What is being asked: Leave out the pictures and copy everything else below exactly.

Information supplied:

##########

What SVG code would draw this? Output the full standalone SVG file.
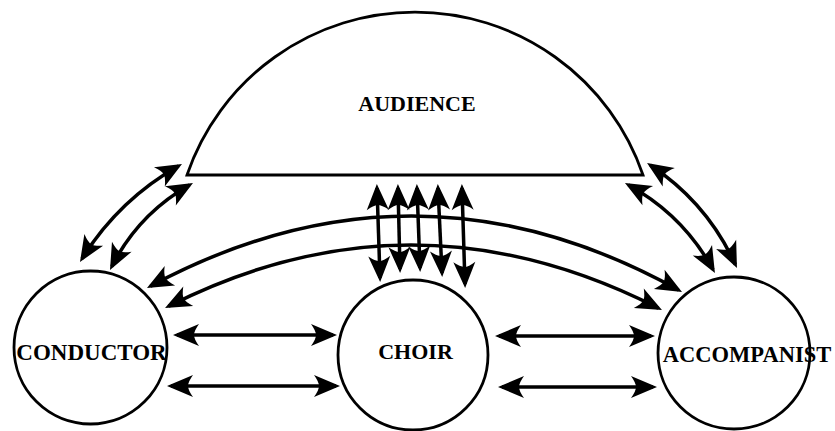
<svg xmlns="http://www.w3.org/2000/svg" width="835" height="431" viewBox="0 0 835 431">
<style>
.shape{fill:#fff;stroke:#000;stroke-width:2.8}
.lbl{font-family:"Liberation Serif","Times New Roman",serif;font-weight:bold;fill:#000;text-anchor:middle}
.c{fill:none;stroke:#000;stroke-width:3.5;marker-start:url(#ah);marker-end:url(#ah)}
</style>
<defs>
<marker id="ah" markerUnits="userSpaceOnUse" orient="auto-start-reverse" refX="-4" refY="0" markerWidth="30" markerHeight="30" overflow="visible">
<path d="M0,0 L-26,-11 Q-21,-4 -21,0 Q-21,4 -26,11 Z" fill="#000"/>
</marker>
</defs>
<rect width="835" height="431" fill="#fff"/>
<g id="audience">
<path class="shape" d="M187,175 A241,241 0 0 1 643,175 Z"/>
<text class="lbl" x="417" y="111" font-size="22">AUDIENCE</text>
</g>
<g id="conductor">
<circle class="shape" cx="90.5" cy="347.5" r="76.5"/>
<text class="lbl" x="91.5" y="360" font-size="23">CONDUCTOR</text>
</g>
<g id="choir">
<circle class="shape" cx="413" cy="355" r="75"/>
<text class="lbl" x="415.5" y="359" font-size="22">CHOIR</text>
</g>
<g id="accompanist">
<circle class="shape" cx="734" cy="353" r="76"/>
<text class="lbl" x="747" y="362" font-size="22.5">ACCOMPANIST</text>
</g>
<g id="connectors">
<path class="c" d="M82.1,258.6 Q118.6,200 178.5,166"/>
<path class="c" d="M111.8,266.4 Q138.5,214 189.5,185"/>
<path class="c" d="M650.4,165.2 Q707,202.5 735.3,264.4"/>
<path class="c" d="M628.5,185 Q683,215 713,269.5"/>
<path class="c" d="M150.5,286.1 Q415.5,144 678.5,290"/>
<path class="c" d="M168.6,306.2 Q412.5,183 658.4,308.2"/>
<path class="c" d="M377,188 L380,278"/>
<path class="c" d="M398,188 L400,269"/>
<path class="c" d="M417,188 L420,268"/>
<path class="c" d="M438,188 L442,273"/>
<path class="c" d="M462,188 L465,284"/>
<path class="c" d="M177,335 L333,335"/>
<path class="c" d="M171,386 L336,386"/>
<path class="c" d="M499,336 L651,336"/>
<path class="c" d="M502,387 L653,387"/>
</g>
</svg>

##########

Exercise response:
What SVG code would draw this? Output the full standalone SVG file.
<svg xmlns="http://www.w3.org/2000/svg" width="835" height="431" viewBox="0 0 835 431">
<style>
.shape{fill:#fff;stroke:#000;stroke-width:2.8}
.lbl{font-family:"Liberation Serif","Times New Roman",serif;font-weight:bold;fill:#000;text-anchor:middle}
.c{fill:none;stroke:#000;stroke-width:3.5;marker-start:url(#ah);marker-end:url(#ah)}
</style>
<defs>
<marker id="ah" markerUnits="userSpaceOnUse" orient="auto-start-reverse" refX="-4" refY="0" markerWidth="30" markerHeight="30" overflow="visible">
<path d="M0,0 L-26,-11 Q-21,-4 -21,0 Q-21,4 -26,11 Z" fill="#000"/>
</marker>
</defs>
<rect width="835" height="431" fill="#fff"/>
<g id="audience">
<path class="shape" d="M187,175 A241,241 0 0 1 643,175 Z"/>
<text class="lbl" x="417" y="111" font-size="22">AUDIENCE</text>
</g>
<g id="conductor">
<circle class="shape" cx="90.5" cy="347.5" r="76.5"/>
<text class="lbl" x="91.5" y="360" font-size="23">CONDUCTOR</text>
</g>
<g id="choir">
<circle class="shape" cx="413" cy="355" r="75"/>
<text class="lbl" x="415.5" y="359" font-size="22">CHOIR</text>
</g>
<g id="accompanist">
<circle class="shape" cx="734" cy="353" r="76"/>
<text class="lbl" x="747" y="362" font-size="22.5">ACCOMPANIST</text>
</g>
<g id="connectors">
<path class="c" d="M82.1,258.6 Q118.6,200 178.5,166"/>
<path class="c" d="M111.8,266.4 Q138.5,214 189.5,185"/>
<path class="c" d="M650.4,165.2 Q707,202.5 735.3,264.4"/>
<path class="c" d="M628.5,185 Q683,215 713,269.5"/>
<path class="c" d="M150.5,286.1 Q415.5,144 678.5,290"/>
<path class="c" d="M168.6,306.2 Q412.5,183 658.4,308.2"/>
<path class="c" d="M377,188 L380,278"/>
<path class="c" d="M398,188 L400,269"/>
<path class="c" d="M417,188 L420,268"/>
<path class="c" d="M438,188 L442,273"/>
<path class="c" d="M462,188 L465,284"/>
<path class="c" d="M177,335 L333,335"/>
<path class="c" d="M171,386 L336,386"/>
<path class="c" d="M499,336 L651,336"/>
<path class="c" d="M502,387 L653,387"/>
</g>
</svg>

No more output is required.